Friday 29 June 2012

The Perils of Making it in Olney


The fracas in Olney over Korean-language street signs reminds me of my visit to Korea in 1983. On October 10th of each year, the Koreans celebrate the creation of an alphabet by King Hangul, with a national holiday.

For a retired English professor, that was really astonishing—to see a people so dedicated to literacy they’d set aside a day to remind themselves what a blessing their king had given his people.

It was, of course, a great breakthrough for democracy of learning—reducing the 8,000 ideographs of classical Chinese to a manageable series of symbols. Scholars have argued as well that Hangul is the most perfectly attuned alphabet, symbol matching sound with great precision—none of the asymmetry that makes spelling in English a world-class pain in the memory.

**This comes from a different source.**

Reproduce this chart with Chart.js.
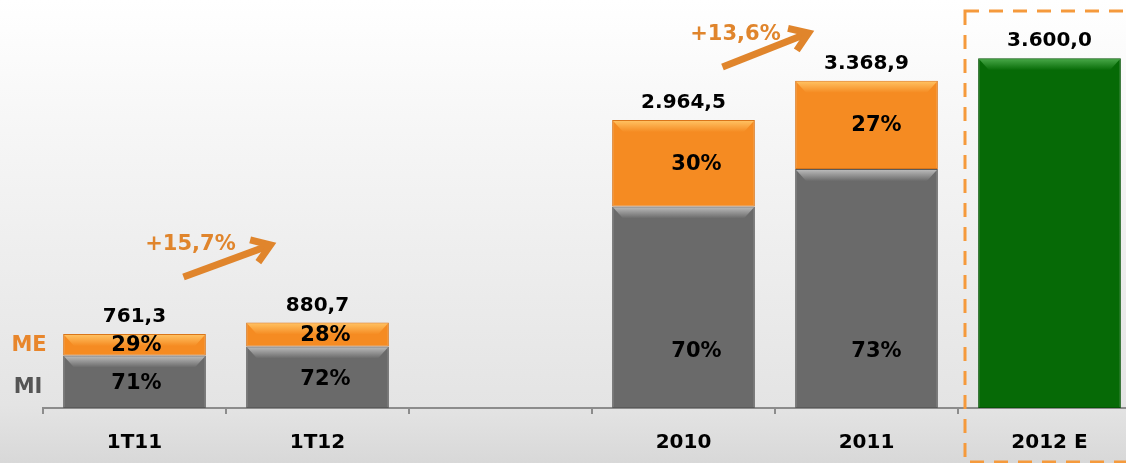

The Olney Koreans went through the proper channels, getting city approval for their $3,000 worth of 26 signs. They claim they wanted to help older Koreans find their way around the new neighborhood, a possibly disingenuous explanation. More likely, they mainly wanted to feel more at home in a city where blacks bumped them off in North Philly and where, generally, in the blue-collar neighborhoods in which they can most easily get a foothold, they are derided as “gooks.”

No matter. It makes you wonder how much of the Lady Liberty centennial was a farce of fireworks, so little do her ideals prevail today in our neighborhoods.

The Koreans are used to being reviled and abused. The Japanese occupation of their peninsula between 1910 and 1945 has got to have been one of the ugliest episodes in the generally hateful annals of the Greater East Asia Co-Prosperity Sphere.

And the Koreans that the wartime Japanese shanghaied to their islands to do the dirtiest work in World War II are still treated like scum on Honshu and Hokkaido. (The most recent outrage is a law to require fingerprinting of all foreign nationals, but which is generally assumed to be a way of handling the Koreans “stranded” there.) So those street signs are probably, above all, a kind of psychic band aid for a people who have taken a lot of drubbings in the 20th Century.

To monolingual Americans, foreign signs—like foreign languages—are mostly a lot of goofy noise and gibberish. But that’s not the big issue in Olney. The big issue is that the Koreans are just too damned successful for their (the neighbors’) own good, “their” in this case being the two- and three- and four-generation Irish and Germans whose American Dream has been basically static for years and years (and, what is really damaging to their psyches, in Reagan’s two-tiering of America seems to be slipping behind.)

This is different from their cousins in Juniata Park and Frankford and Kensington. Those blue-collar ethnics are singing the blues because blacks “wreck the neighborhood”—even though some of those precincts seem dominated more by hoods than by neighbors.

The problem in Olney is that the Koreans are upgrading the neighborhood. Envy, that Achilles heel of egalitarian democracies, rears its ugly head. The current “Yellow Peril” is that these immigrants work too hard, save too prudently, upscale themselves too fast.

“There but for the grit of harder work, go I and mine,” grouse the blue-collar ethnics who are enraged by having to swallow the dust the industrious Koreans leave in their wake.

I’m convinced that this is a variant of anti-Semitism: The lazy hate Jews as well, for doing too well. And the trio of T-shirted, beer-swigging young whites who “lynched” the signs are an apt emblem of their own problem. They’d rather fight the success of others than switch their own lifestyles to more productive ones.